Task material:
"""
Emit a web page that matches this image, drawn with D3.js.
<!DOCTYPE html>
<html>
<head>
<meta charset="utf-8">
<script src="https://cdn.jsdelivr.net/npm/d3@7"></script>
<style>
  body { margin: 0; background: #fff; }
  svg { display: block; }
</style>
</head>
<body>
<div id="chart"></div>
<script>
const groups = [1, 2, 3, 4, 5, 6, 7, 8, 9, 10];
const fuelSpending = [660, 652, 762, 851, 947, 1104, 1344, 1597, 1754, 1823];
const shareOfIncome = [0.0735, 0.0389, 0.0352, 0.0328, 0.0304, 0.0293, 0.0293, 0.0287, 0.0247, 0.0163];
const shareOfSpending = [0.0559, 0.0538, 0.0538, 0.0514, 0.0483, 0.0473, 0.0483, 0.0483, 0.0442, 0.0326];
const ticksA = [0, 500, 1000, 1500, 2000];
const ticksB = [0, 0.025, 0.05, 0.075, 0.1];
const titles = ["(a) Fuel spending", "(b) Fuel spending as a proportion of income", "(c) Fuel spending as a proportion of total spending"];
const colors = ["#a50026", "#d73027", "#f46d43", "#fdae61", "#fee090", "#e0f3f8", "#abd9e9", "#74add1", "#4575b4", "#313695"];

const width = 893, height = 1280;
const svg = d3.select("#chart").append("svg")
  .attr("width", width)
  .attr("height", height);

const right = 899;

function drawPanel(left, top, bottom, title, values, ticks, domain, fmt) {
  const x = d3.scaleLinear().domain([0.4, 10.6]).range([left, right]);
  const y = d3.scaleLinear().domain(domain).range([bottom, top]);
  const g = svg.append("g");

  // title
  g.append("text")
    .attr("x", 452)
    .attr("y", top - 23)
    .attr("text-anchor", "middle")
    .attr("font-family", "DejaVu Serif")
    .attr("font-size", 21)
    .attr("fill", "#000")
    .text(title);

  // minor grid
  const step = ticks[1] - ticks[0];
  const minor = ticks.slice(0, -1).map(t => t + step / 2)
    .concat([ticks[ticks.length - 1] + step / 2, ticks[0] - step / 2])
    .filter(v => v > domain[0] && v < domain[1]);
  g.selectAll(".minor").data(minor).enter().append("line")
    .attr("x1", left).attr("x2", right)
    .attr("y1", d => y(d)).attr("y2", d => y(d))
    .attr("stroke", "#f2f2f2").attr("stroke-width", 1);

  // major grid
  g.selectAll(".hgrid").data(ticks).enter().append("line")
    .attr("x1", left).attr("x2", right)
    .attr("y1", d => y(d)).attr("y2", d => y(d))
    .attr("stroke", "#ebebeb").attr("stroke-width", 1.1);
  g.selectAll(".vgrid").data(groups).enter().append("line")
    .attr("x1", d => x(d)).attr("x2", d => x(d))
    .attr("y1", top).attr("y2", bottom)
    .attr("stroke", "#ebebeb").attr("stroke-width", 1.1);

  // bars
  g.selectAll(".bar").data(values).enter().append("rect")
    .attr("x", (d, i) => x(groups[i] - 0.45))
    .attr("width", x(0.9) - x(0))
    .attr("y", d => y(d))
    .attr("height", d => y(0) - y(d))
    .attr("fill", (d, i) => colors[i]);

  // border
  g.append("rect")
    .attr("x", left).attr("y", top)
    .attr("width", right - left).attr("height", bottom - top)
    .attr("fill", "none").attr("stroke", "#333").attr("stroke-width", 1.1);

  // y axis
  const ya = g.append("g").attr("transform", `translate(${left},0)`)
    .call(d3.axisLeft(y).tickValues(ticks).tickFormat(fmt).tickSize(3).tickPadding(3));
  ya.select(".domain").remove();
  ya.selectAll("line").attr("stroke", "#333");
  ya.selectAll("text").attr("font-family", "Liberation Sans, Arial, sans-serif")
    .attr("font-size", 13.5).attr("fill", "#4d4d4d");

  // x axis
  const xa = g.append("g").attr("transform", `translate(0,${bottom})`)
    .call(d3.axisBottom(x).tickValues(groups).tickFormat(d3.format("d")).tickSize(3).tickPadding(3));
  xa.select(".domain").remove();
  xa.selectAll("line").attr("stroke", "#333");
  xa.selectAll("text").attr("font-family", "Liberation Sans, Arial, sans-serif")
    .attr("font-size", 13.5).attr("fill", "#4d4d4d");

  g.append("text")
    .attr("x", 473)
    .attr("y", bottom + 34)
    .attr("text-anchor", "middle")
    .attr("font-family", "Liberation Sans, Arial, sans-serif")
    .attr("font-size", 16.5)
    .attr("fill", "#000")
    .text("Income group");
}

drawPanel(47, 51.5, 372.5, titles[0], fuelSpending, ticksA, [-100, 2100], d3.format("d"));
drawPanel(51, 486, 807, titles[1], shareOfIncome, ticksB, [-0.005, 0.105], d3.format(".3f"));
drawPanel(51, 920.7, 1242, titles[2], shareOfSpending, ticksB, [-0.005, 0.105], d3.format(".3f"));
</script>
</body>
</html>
"""
"""
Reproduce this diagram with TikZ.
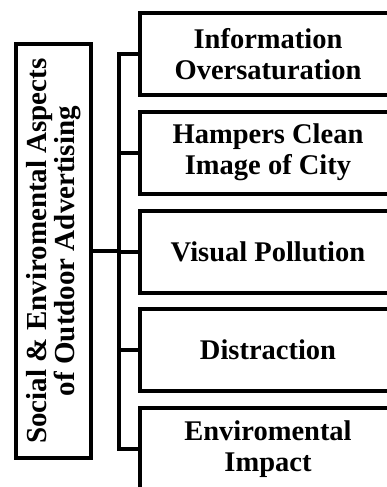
"""
"""
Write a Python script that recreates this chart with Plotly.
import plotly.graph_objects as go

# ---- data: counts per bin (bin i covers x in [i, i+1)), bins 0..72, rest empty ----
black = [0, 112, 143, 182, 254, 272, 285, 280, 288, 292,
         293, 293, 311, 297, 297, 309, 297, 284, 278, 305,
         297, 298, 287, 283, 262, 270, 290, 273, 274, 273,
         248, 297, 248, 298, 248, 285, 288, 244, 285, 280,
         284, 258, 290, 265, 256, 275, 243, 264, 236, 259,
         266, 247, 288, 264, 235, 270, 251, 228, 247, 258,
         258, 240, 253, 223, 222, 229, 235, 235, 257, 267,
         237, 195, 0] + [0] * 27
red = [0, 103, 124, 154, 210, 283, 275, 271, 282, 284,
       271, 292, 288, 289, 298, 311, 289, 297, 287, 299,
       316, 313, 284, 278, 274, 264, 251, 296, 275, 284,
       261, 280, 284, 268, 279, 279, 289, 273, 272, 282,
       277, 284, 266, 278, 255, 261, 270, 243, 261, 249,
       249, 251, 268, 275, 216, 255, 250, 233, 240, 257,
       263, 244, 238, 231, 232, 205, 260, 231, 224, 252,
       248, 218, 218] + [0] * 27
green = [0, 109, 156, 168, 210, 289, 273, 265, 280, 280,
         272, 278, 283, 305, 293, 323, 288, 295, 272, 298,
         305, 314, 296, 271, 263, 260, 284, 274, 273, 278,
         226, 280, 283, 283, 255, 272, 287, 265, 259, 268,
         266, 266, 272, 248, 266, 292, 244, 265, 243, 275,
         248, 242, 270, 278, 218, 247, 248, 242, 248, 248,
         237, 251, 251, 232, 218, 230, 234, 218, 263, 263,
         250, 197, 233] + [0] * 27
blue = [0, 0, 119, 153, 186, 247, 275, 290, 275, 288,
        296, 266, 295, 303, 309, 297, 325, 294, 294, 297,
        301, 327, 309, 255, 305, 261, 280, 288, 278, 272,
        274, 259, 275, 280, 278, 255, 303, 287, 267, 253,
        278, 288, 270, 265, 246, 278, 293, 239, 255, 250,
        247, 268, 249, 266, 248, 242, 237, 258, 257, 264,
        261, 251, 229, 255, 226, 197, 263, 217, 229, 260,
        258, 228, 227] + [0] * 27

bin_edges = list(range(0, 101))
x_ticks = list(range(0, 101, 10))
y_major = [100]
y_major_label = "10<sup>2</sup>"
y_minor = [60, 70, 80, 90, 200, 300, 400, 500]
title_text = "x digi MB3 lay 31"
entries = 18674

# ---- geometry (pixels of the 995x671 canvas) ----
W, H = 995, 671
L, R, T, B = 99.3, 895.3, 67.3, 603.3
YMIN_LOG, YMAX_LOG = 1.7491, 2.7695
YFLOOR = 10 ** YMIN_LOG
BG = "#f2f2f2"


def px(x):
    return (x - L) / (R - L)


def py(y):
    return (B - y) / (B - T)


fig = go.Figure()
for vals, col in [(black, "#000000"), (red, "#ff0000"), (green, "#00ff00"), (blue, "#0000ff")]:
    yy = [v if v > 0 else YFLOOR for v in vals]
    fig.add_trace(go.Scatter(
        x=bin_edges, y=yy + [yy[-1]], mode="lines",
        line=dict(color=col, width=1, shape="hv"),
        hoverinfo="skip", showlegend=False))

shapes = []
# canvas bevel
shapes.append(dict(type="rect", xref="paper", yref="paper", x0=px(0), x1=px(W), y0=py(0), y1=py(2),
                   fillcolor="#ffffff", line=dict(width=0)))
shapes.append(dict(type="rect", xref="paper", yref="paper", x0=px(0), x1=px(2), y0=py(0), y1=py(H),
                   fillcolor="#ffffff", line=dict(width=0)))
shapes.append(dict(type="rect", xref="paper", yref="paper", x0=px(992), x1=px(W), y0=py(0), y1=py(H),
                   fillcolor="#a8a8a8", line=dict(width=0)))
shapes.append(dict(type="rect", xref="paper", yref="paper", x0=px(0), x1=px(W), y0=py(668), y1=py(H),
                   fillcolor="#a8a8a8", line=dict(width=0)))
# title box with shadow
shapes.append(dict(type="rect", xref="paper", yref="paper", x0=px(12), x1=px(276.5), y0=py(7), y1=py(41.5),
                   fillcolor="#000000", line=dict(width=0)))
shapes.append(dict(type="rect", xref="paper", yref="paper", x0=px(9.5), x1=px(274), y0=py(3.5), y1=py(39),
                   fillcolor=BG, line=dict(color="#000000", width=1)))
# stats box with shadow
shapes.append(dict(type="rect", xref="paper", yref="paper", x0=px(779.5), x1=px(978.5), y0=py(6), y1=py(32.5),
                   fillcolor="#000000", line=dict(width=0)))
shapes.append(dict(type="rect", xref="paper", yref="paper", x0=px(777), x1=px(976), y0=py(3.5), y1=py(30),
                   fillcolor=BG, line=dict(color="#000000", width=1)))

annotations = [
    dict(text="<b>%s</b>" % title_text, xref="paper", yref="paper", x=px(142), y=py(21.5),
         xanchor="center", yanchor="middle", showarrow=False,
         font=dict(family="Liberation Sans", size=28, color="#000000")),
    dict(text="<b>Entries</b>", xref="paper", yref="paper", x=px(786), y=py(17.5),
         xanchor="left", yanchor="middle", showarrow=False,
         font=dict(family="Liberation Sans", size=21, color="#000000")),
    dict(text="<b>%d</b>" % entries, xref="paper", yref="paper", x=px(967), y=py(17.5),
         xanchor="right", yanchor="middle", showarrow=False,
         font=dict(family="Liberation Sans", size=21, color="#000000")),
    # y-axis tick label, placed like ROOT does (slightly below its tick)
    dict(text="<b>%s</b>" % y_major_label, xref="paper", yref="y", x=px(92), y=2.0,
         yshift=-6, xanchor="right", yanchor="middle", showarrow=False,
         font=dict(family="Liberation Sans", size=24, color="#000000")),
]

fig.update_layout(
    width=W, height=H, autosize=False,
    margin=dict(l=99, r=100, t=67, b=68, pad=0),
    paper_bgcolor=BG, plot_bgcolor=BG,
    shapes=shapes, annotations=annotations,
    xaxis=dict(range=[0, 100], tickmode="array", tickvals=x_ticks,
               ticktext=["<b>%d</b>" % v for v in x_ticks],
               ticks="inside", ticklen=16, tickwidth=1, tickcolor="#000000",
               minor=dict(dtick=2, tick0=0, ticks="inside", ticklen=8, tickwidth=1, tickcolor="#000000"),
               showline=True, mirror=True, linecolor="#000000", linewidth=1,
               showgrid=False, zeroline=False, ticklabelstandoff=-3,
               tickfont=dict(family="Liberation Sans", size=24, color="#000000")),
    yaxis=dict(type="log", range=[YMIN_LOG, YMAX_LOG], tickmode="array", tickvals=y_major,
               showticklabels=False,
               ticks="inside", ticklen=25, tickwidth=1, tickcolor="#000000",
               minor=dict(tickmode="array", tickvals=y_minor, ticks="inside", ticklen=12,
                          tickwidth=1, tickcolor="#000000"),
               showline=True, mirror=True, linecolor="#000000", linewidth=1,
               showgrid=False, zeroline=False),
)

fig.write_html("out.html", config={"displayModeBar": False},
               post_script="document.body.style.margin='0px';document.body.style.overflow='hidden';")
"""
Aim of the exercise:
Scan the listing above and copy all lines containing the word "this".

Correct answer:
Emit a web page that matches this image, drawn with D3.js.
Reproduce this diagram with TikZ.
Write a Python script that recreates this chart with Plotly.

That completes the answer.